What if your very existence is part of a mystery waiting to be solved? Every day you wake up, breathe air, interact with people, and live in a world filled with order and design. But have you ever stopped to ask what all of it means? Is it random, or does it point to something greater? In this regard, Jay D. Clark’s And Then There Were Some invites us to step into the role of a spiritual detective, using the skills of reasoning and evidence to solve life’s greatest mystery.

Clark draws inspiration from Agatha Christie’s And Then There Were None, where guests trapped on an island struggle to discover the identity of their hidden host. In life, we find ourselves in a similar position. We are placed in a world we did not create, governed by laws we did not write, and surrounded by mysteries that seem to invite us to ask deeper questions. Could it be that life itself is a clue?
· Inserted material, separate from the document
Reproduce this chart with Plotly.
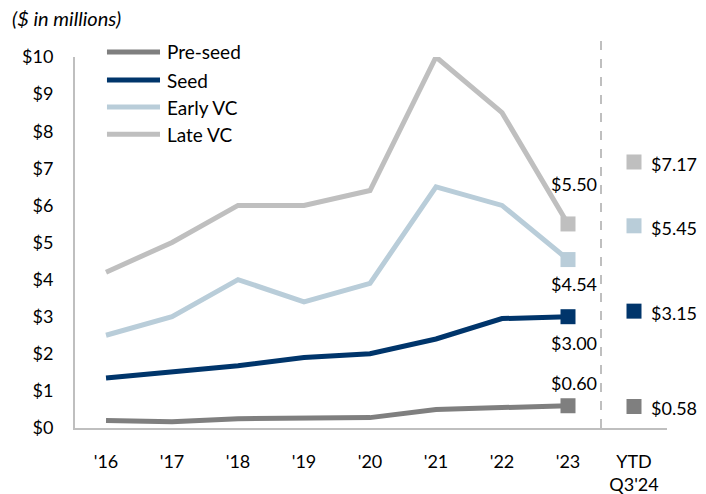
import plotly.graph_objects as go

years = ["'16", "'17", "'18", "'19", "'20", "'21", "'22", "'23"]
ytd_label = "YTD<br>Q3'24"
categories = years + [ytd_label]

series_names = ["Pre-seed", "Seed", "Early VC", "Late VC"]
pre_seed = [0.20, 0.17, 0.25, 0.28, 0.28, 0.50, 0.55, 0.60]
seed = [1.35, 1.50, 1.68, 1.90, 2.00, 2.40, 2.95, 3.00]
early_vc = [2.50, 3.00, 4.00, 3.40, 3.90, 6.50, 6.00, 4.54]
late_vc = [4.20, 5.00, 6.00, 6.00, 6.40, 10.00, 8.50, 5.50]
ytd_values = [0.58, 3.15, 5.45, 7.17]

colors = ["#7f7f7f", "#00356b", "#b9cdd9", "#bfbfbf"]
all_series = [pre_seed, seed, early_vc, late_vc]

# label offsets (px) for the '23 value labels
end_label_shift = [23, -26, -24, 40]

FONT = "Lato"
fig = go.Figure()

for name, vals, col in zip(series_names, all_series, colors):
    fig.add_trace(go.Scatter(x=years, y=vals, mode="lines", name=name,
                             line=dict(color=col, width=5), showlegend=False,
                             hoverinfo="y"))
    fig.add_trace(go.Scatter(x=[years[-1]], y=[vals[-1]], mode="markers",
                             marker=dict(symbol="square", size=15, color=col),
                             showlegend=False, cliponaxis=False))

for name, v, col in zip(series_names, ytd_values, colors):
    fig.add_trace(go.Scatter(x=[ytd_label], y=[v], mode="markers",
                             marker=dict(symbol="square", size=15, color=col),
                             showlegend=False, cliponaxis=False))

annotations = []
for vals, sh in zip(all_series, end_label_shift):
    annotations.append(dict(x=years[-1], y=vals[-1], text=f"${vals[-1]:.2f}",
                            showarrow=False, xshift=6, yshift=sh,
                            font=dict(family=FONT, size=18, color="#000")))
for v in ytd_values:
    annotations.append(dict(x=ytd_label, y=v, text=f"${v:.2f}", showarrow=False,
                            xanchor="left", xshift=15, yshift=-2,
                            font=dict(family=FONT, size=18, color="#000")))

# title (paper coords relative to plot area: left=75px, top=57px, 592x371)
annotations.append(dict(x=(10 - 75) / 592, y=(428 - 18) / 371, xref="paper", yref="paper",
                        xanchor="left", yanchor="middle", showarrow=False,
                        text="<i>($ in millions)</i>",
                        font=dict(family=FONT, size=20, color="#000")))

shapes = [dict(type="line", xref="x", yref="paper", x0=7.5, x1=7.5, y0=0, y1=1.046,
               line=dict(color="#bfbfbf", width=2, dash="dash"))]

# legend (drawn manually for long line samples)
legend_y = [1.0135, 0.938, 0.865, 0.792]
for name, col, ly in zip(series_names, colors, legend_y):
    shapes.append(dict(type="line", xref="paper", yref="paper", x0=0.054, x1=0.1436,
                       y0=ly, y1=ly, line=dict(color=col, width=5)))
    annotations.append(dict(x=0.152, y=ly, xref="paper", yref="paper", xanchor="left",
                            yanchor="middle", showarrow=False, text=name,
                            font=dict(family=FONT, size=19, color="#000")))

fig.update_layout(
    width=706, height=494,
    margin=dict(l=75, r=39, t=57, b=66),
    plot_bgcolor="white", paper_bgcolor="white",
    font=dict(family=FONT, size=18, color="#000"),
    annotations=annotations, shapes=shapes,
    showlegend=False,
)
fig.update_xaxes(type="category", categoryorder="array", categoryarray=categories,
                 range=[-0.47, 8.5], showgrid=False, showline=True, linecolor="#bfbfbf",
                 linewidth=2, ticks="outside", ticklen=16, tickcolor="rgba(0,0,0,0)",
                 tickfont=dict(family=FONT, size=18, color="#000"), zeroline=False,
                 automargin=False)
fig.update_yaxes(range=[0, 10], dtick=1, tickprefix="$", showgrid=False, showline=True,
                 linecolor="#bfbfbf", linewidth=2, ticks="outside", ticklen=16,
                 tickcolor="rgba(0,0,0,0)", zeroline=False, automargin=False,
                 tickfont=dict(family=FONT, size=18, color="#000"))

fig.write_html("out.html", config={"displayModeBar": False},
               post_script="document.body.style.margin='0';document.body.style.padding='0';")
One of the tools Clark highlights is abductive reasoning, which is the same reasoning detectives use. Unlike deduction, which proves something with certainty, or induction, which predicts based on repeated patterns, abduction asks: What is the best explanation for the evidence we have? A simple example is his wet car analogy. If you walk outside and see that your car is wet, what caused it? Rain? A sprinkler? Someone washing it? You weigh the evidence and conclude the most reasonable cause.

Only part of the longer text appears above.